BEGIN DATASET EXTRACT

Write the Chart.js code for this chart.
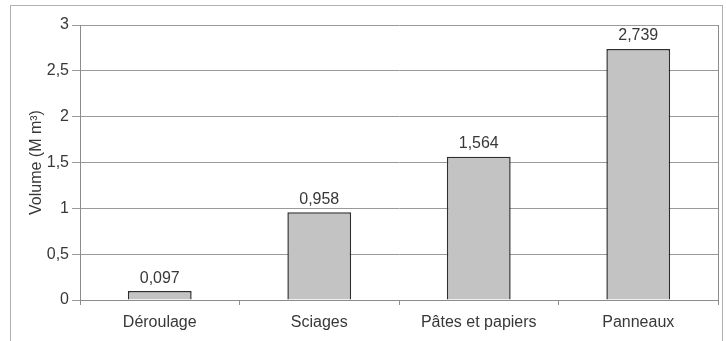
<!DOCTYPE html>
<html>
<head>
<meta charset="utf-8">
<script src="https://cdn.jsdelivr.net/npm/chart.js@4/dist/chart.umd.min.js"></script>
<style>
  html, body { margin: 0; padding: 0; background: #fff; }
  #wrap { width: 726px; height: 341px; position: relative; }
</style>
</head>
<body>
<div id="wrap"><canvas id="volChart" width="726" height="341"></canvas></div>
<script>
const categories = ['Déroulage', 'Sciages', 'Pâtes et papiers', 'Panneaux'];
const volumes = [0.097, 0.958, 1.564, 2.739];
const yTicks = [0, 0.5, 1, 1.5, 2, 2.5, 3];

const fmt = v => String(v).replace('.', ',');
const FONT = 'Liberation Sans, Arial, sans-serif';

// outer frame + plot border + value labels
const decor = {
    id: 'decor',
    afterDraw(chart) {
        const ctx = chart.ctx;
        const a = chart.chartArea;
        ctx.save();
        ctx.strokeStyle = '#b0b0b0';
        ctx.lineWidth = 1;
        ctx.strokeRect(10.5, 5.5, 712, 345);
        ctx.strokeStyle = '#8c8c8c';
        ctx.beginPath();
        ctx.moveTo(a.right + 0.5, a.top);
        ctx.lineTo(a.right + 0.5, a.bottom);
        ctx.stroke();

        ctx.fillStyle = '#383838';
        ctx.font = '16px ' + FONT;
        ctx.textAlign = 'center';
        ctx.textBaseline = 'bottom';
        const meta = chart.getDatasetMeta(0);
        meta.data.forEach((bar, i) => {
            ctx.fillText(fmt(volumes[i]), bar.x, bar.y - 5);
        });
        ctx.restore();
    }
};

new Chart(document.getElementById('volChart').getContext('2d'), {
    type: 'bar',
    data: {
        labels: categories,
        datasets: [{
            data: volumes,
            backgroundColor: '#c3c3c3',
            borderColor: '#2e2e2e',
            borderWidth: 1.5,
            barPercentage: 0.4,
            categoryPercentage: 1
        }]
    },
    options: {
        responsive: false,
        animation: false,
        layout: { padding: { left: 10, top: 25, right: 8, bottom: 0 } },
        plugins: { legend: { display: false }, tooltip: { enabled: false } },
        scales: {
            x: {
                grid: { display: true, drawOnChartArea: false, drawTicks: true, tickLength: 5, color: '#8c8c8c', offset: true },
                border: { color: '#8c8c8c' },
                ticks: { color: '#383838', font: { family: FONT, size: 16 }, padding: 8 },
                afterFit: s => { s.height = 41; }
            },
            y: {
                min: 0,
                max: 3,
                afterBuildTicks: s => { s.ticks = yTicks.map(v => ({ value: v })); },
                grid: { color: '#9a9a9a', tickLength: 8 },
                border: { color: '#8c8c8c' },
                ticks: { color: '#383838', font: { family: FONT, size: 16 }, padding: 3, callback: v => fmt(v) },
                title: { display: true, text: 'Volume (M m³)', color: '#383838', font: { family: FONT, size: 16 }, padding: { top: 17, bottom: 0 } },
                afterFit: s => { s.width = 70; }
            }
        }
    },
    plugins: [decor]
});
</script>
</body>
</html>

END DATASET EXTRACT

Your task is to restate word for word the lines from the top of the data to the line containing "const FONT = 'Liberation", both ends included, with every picture left out.

_SOLUTION TO THIS PROBLEM_
Write the Chart.js code for this chart.
<!DOCTYPE html>
<html>
<head>
<meta charset="utf-8">
<script src="https://cdn.jsdelivr.net/npm/chart.js@4/dist/chart.umd.min.js"></script>
<style>
  html, body { margin: 0; padding: 0; background: #fff; }
  #wrap { width: 726px; height: 341px; position: relative; }
</style>
</head>
<body>
<div id="wrap"><canvas id="volChart" width="726" height="341"></canvas></div>
<script>
const categories = ['Déroulage', 'Sciages', 'Pâtes et papiers', 'Panneaux'];
const volumes = [0.097, 0.958, 1.564, 2.739];
const yTicks = [0, 0.5, 1, 1.5, 2, 2.5, 3];

const fmt = v => String(v).replace('.', ',');
const FONT = 'Liberation Sans, Arial, sans-serif';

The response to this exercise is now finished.